Other contributions have come from partners and employees at law firms with state contracts and real estate developers who have benefited from state aid packages to their tenants.

Republican leaders and Republican candidates for governor have railed against the money.

Senate Minority Leader John McKinney, R-Fairfield, is seeking his party’s nomination for governor. He criticized the fundraising after the Democrats gave back $10,000 from Edward Snider, the owner of the Philadelphia Flyers.

A subsidiary of Snider’s company has the contract to manage the XL Center in Hartford and Rentschler Field in East Hartford. Snider made his check out to the party’s state-regulated account, not the federal one.

“Mr. Snider doesn’t live in Connecticut and has never given to the Connecticut Democratic Party before. But, all of the sudden, at the same time his company is bidding for a multimillion-dollar state contract, he decides to write a check for the maximum contribution of $10,000 and, lo and behold, is awarded the contract,” McKinney said at the time.

The fundraising also has caught the attention of the groups that helped write the state’s 2005 campaign finance law.

“Unfortunately, the federal government has not adopted the same legislation as we did in Connecticut,” Thomas Swan, executive director of the Connecticut Citizen Action Group, says.

Swan questions whether the state law will come into play when the money is spent.

“It definitely raises questions as to whether or not they’re following the letter and the intent of the law,” he says. “They seem pretty confident that they are following the law.

Karen Hobert Flynn, senior vice president for Common Cause, was the national group’s Connecticut director in 2005 and also worked to write the law. She wants to know whether candidates are helping the party raise the money, and how it will be spent.

“We need to dig deeper to see what the federal committee is spending its money on and make sure that those expenditures don’t violate our state laws,” Hobert Flynn says. “It may be that we’re going to have to monitor and beef up our state laws to prevent that.”

Hobert Flynn says she’s also concerned about the relationships between candidates and so-called super-PACs. In both cases, they’re an example of why clean election laws are revised year after year.
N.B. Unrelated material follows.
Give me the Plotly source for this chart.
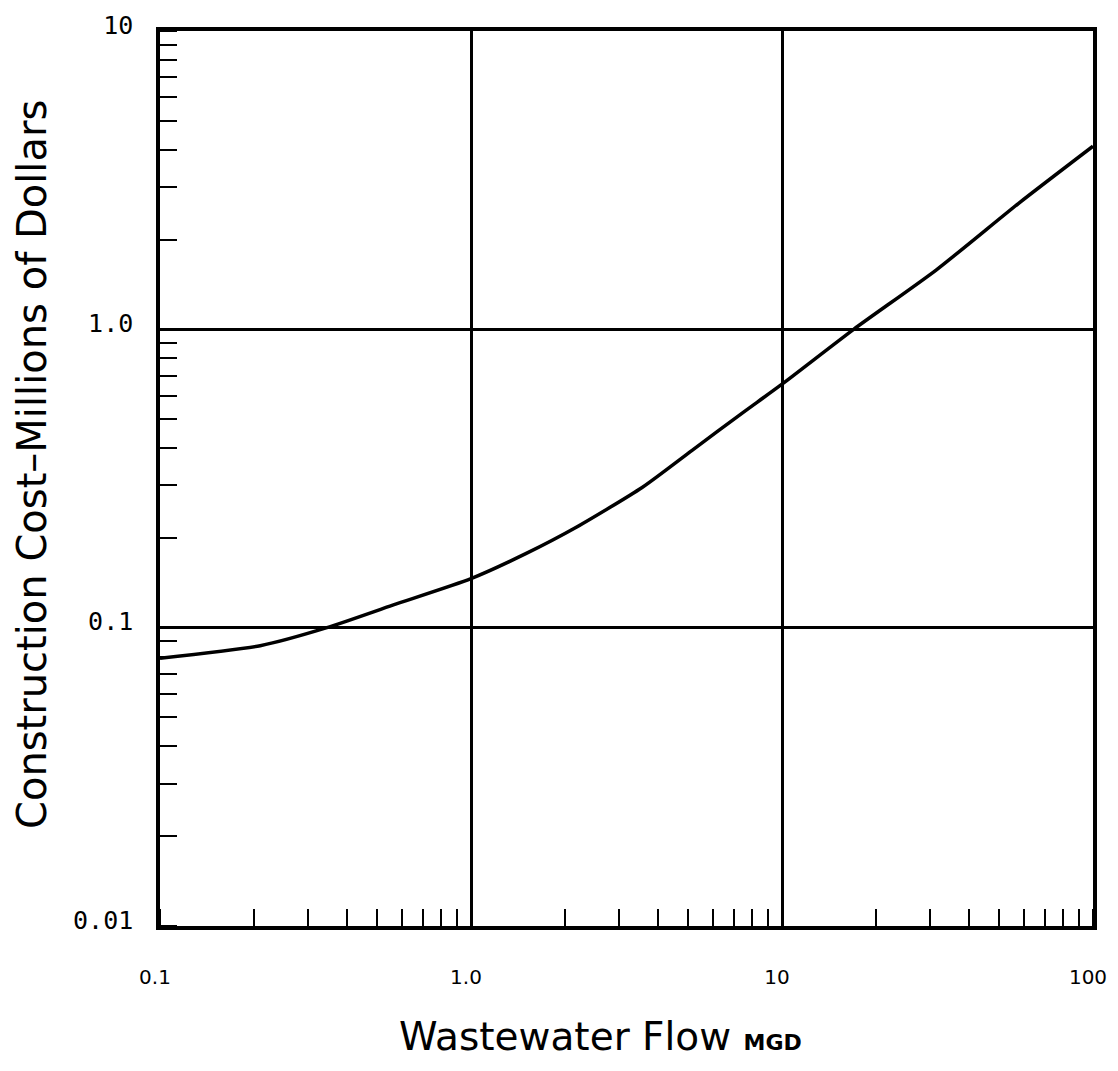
import plotly.graph_objects as go

# Data
flow_mgd = [0.1, 0.21, 0.344, 0.56, 1.0, 1.5, 2.18, 3.55, 5.14, 7.43, 10, 17, 31.3, 57.8, 100]
cost_musd = [0.079, 0.087, 0.1, 0.119, 0.146, 0.177, 0.217, 0.295, 0.393, 0.523, 0.655, 1.0, 1.58, 2.65, 4.11]

x_tickvals = [0.1, 1, 10, 100]
x_ticktext = ["0.1", "1.0", "10", "100"]
y_tickvals = [0.01, 0.1, 1, 10]
y_ticktext = ["0.01", "0.1", "1.0", "10"]

y_title = "Construction Cost\u2013Millions of Dollars"
x_title = "Wastewater Flow"
x_unit = "MGD"

fig = go.Figure()
fig.add_trace(go.Scatter(
    x=flow_mgd, y=cost_musd, mode="lines",
    line=dict(color="black", width=3.5, shape="spline", smoothing=0.6),
    showlegend=False, hoverinfo="skip",
))

fig.update_layout(
    width=1102, height=1055,
    margin=dict(l=152, r=17, t=23, b=137),
    paper_bgcolor="white", plot_bgcolor="white",
    xaxis=dict(
        type="log", range=[-1, 2], automargin=False,
        tickvals=x_tickvals, ticktext=x_ticktext,
        ticks="", ticklabelstandoff=30, ticklabelshift=-5, ticklabeloverflow="allow",
        tickfont=dict(family="DejaVu Sans", size=20, color="black"),
        showgrid=True, gridcolor="black", gridwidth=2.5,
        showline=True, linecolor="black", linewidth=3.5, mirror=True,
        zeroline=False,
        minor=dict(ticks="inside", ticklen=17, tickwidth=2, tickcolor="black",
                   dtick="D1", showgrid=False),
    ),
    yaxis=dict(
        type="log", range=[-2, 1], automargin=False,
        tickvals=y_tickvals, ticktext=y_ticktext,
        ticks="", ticklabelstandoff=18, ticklabelshift=-6, ticklabeloverflow="allow",
        tickfont=dict(family="DejaVu Sans Mono", size=25, color="black"),
        showgrid=True, gridcolor="black", gridwidth=2.5,
        showline=True, linecolor="black", linewidth=3.5, mirror=True,
        zeroline=False,
        minor=dict(ticks="inside", ticklen=17, tickwidth=2, tickcolor="black",
                   dtick="D1", showgrid=False),
    ),
    annotations=[
        dict(text=y_title, xref="paper", yref="paper",
             x=(32 - 160) / 933, y=(926 - 465) / 895,
             textangle=-90, showarrow=False, xanchor="center", yanchor="middle",
             font=dict(family="DejaVu Sans", size=40, color="black")),
        dict(text=x_title + " <span style='font-size:22px'><b>" + x_unit + "</b></span>",
             xref="paper", yref="paper",
             x=(600 - 160) / 933, y=(926 - 1036) / 895,
             showarrow=False, xanchor="center", yanchor="middle",
             font=dict(family="DejaVu Sans", size=39, color="black")),
    ],
)

fig.write_html("out.html")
“It’s always been a work in progress,” Hobert Flynn says. “Money works to find its way around any process.”

The state Democratic Party refused to comment on fundraising issues.

The most its spokesman has said came in October, after the governor flew to California to raise money for the party’s federal account and for the Democratic Governors Association. James Hallinan said the group would “aggressively fundraise” because Republican-aligned groups would “unleash millions and millions of dollars into Connecticut for the 2014 election cycle.”

Malloy has said he and the Democratic Party will follow the law — state and federal — when it comes to raising money.

He said this month he wasn’t aware of any effort by the party to seek donations from state contractors and others with business before the state. If there is one, he’s not involved, he said.

When asked whether his involvement would be wrong, Malloy didn’t answer directly. “Everyone needs to comply with the laws,” he said.